(Exercise): Your answer must consist solely of the number of lines that contain the word "React".

(Information provided):

::::

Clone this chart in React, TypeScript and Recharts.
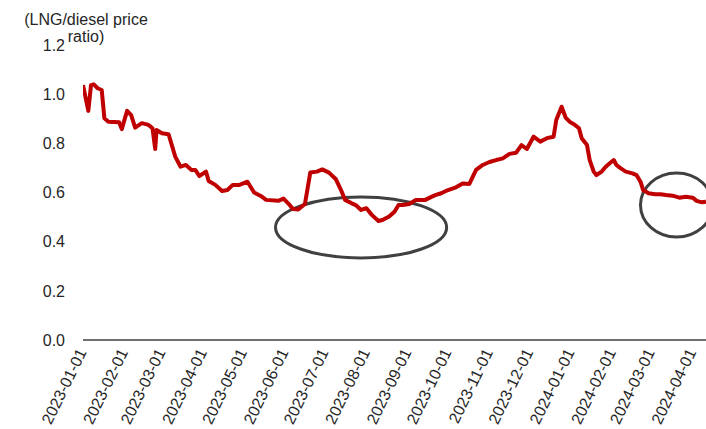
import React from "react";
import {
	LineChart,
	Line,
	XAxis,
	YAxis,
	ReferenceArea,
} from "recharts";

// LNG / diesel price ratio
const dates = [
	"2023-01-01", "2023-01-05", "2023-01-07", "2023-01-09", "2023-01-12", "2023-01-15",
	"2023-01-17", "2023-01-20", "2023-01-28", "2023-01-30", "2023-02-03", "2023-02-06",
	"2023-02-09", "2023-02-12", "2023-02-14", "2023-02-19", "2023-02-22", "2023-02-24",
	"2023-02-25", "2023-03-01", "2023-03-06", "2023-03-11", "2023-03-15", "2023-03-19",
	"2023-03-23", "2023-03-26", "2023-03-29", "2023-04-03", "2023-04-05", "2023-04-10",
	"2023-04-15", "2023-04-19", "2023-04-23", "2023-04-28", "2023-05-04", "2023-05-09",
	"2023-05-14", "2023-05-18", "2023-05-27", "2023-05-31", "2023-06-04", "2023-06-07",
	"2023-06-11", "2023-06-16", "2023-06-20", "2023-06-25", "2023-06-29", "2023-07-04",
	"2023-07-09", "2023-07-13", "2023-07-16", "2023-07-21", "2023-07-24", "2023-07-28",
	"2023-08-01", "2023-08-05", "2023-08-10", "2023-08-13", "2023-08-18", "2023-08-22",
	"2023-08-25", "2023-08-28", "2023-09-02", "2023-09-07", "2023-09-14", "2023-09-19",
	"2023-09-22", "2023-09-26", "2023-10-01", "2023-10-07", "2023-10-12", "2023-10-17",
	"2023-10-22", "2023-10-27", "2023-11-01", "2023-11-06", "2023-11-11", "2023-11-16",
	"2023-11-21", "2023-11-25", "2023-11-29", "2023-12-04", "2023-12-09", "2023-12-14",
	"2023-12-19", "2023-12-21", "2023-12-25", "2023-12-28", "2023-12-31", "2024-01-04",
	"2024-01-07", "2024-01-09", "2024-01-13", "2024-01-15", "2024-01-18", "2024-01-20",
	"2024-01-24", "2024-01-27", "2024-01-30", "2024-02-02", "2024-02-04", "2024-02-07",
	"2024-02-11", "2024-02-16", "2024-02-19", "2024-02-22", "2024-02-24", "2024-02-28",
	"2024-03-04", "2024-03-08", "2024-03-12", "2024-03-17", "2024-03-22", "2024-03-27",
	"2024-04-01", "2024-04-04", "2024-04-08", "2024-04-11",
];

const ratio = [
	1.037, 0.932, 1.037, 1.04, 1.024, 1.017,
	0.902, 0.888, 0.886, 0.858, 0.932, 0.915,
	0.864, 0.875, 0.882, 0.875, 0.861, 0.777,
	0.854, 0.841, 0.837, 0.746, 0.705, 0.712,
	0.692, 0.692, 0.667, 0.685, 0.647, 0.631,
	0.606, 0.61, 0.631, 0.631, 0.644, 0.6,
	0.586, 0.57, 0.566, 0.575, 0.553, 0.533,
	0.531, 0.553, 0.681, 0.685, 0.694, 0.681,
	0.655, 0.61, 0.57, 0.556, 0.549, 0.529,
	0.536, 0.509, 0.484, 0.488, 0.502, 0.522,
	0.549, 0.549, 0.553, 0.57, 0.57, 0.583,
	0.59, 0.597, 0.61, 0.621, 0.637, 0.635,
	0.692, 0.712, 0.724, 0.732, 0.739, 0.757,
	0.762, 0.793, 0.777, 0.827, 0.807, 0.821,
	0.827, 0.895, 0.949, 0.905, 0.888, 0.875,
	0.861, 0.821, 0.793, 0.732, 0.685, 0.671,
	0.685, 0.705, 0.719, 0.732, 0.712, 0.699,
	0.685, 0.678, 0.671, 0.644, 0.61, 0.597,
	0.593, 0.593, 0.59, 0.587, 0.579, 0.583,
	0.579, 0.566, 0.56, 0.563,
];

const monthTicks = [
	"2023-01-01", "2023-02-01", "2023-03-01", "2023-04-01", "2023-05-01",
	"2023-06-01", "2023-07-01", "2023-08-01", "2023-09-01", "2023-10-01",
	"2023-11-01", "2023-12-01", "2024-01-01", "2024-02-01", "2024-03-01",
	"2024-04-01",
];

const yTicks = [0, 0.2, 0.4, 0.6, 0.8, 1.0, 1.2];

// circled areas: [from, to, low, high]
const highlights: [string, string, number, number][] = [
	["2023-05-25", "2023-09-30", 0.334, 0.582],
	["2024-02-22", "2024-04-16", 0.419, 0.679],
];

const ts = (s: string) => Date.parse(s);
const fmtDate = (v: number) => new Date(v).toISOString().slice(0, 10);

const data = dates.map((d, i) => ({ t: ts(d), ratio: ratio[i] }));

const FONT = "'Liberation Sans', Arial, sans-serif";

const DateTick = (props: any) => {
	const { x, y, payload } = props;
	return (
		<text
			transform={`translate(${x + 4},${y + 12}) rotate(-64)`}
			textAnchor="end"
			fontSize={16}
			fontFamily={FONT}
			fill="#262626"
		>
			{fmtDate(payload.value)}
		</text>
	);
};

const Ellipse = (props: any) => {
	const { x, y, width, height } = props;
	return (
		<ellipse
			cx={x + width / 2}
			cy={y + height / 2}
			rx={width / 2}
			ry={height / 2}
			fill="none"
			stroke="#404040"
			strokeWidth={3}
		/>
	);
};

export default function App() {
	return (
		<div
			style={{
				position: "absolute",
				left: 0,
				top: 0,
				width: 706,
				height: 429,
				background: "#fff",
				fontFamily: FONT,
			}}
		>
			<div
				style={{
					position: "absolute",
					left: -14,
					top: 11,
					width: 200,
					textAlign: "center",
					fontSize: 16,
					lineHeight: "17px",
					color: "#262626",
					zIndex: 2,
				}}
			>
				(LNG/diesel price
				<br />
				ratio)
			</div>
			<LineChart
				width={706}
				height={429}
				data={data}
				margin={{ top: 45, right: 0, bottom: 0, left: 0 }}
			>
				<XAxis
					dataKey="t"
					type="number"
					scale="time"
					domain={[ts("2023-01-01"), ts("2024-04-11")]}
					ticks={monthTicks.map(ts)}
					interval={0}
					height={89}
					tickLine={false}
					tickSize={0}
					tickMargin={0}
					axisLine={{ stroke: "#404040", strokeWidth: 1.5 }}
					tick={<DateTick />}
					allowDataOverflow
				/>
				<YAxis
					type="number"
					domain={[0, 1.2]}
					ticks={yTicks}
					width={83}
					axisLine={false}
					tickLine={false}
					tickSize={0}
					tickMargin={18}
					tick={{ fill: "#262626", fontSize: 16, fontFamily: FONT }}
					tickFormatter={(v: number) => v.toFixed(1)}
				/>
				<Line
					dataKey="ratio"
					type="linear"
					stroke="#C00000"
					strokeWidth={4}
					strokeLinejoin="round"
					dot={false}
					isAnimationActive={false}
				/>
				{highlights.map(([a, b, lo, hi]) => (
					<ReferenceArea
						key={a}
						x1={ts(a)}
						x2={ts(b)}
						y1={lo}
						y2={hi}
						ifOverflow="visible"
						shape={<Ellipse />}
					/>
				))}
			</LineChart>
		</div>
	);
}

::::

(Result below): 2